Facing Two Very Scary Words - Leukemia Lymphoma - Virology Hub

Facing Two Very Scary Words – Leukemia Lymphoma

Leukemia, Lymphoma: these are two of the scariest words anyone could ever hear in a doctor’s office. It doesn’t matter if it is you, personally, mother, father, child, spouse, friend; the fear is just as bad if it is about someone that means something to you. First of all, you will want to know exactly what type of cancer it is. Leukemia and lymphoma are blood cancers. Since you have the diagnosis there are things that need to be taken care of immediately.

First of all, get a second opinion in an entirely different practice. You want to be completely sure before you start thinking about treatments. The next thing you should do is find a support group. There are programs at all hospitals that have cancer centers. Leukemia and lymphoma (Hodgkin and non-Hodgkin and myeloma) sufferers need professionals who are schooled in these types of cancer. These diseases affect everyone in the family of the person diagnosed. There are family support groups as well as peer groups.

Leukemia is cancer of the white blood cells. These are the part of the blood that fights infection. Leukemia is uncontrolled multiplication or growth of the white blood cells. There are several types of leukemia and, luckily, it is very treatable in most situations. Acute leukemia starts quickly and grows fast whereas chronic leukemia happens over a long period of time.

Lymphoma is cancer of the lymph glands and cells and includes overgrowth of lymphocytes.

Cause for either leukemia or lymphoma is not known. These are two of the three types of blood cancer; the other is multiple myeloma.

These types of cancer are difficult to diagnose early because their symptoms are non specific.
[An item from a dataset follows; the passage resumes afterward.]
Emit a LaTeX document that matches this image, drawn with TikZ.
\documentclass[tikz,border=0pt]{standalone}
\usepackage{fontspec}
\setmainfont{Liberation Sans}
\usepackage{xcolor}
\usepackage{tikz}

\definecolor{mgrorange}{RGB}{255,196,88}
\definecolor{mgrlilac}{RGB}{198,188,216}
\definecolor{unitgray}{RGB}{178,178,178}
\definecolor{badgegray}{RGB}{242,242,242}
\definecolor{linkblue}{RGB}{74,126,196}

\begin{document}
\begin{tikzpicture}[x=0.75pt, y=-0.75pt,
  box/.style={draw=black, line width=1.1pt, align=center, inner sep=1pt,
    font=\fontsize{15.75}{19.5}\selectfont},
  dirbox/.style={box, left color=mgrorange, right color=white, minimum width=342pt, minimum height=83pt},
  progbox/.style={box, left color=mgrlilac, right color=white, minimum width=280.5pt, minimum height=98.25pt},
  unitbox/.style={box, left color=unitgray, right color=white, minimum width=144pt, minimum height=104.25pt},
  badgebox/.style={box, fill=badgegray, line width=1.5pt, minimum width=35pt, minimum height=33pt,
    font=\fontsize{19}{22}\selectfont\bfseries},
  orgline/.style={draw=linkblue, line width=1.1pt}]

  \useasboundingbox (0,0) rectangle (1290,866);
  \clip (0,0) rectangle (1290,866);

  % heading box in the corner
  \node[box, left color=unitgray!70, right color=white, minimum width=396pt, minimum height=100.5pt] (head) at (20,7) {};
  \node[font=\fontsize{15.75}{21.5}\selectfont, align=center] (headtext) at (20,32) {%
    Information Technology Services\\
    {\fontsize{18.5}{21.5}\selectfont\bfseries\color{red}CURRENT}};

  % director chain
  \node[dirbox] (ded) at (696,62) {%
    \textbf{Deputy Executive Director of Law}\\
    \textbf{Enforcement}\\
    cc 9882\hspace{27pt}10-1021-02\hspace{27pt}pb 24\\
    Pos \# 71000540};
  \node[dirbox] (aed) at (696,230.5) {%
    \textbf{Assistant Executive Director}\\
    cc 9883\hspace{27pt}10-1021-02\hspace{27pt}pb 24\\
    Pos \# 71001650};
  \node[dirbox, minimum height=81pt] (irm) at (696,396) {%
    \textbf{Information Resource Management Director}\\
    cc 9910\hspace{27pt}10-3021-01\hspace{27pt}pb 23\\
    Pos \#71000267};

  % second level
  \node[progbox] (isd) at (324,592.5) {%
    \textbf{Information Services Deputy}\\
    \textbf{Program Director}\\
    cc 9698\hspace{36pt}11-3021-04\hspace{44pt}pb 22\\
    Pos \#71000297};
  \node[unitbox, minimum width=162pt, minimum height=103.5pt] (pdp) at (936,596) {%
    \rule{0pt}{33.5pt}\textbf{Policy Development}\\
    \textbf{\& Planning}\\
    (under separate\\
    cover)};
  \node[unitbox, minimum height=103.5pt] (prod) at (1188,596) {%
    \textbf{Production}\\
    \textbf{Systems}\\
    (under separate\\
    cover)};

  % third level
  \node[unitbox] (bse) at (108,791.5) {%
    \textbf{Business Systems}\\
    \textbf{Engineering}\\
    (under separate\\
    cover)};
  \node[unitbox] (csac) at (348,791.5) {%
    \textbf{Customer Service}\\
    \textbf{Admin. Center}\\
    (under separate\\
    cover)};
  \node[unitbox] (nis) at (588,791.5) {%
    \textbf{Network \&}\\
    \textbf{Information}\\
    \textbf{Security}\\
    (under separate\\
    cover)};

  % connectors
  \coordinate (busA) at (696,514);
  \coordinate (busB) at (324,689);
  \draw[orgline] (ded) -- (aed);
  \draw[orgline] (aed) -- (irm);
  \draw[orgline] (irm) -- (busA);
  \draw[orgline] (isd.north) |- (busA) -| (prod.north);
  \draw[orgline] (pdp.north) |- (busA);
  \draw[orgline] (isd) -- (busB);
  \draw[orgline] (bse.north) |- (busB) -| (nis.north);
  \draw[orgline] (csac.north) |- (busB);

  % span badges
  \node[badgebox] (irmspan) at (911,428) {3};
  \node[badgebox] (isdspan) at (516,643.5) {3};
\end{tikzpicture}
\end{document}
Some of the symptoms are: easy bruising, night sweats, swollen lymph nodes (without pain), and fever without infection, unexplained bleeding, weight loss, bone and joint pain. These symptoms depend on the type of blood cancer involved. In multiple myeloma, there is often bone and joint pain as a first symptom because of destruction of the bone cells. Leukemia is suspected with chronic anemia, night sweats, recurring infections. When lymphoma is suspected it often depends on the size and location of the swollen lymph glands.

10% of all new cancers are from these three blood cancers. For children, leukemia is the most common type of cancer. People with leukemia are at risk for infections. There is treatment though chemotherapy and radiation, as well as bone marrow transplant in some cases.

What are the risk factors for development of leukemia or lymphoma? High exposure to radiation either through tests or during a person’s job increases the likely hood of getting leukemia. Smoking increases the chances of getting leukemia. Certain illnesses like Down syndrome increase the chances. A person with a family history of leukemia has an increased chance of having it later in life.

Leukemia patients do not always have treatment. If the illness is dormant, cancer treatment may be put off until it surfaces. The physicians will treat the other symptoms of the illness while waiting. Some leukemia patients have chemotherapy; some are treated with radiation. There is also a target method of treatment that allows the illness to be blocked. This treatment is sometimes difficult for the patient to handle.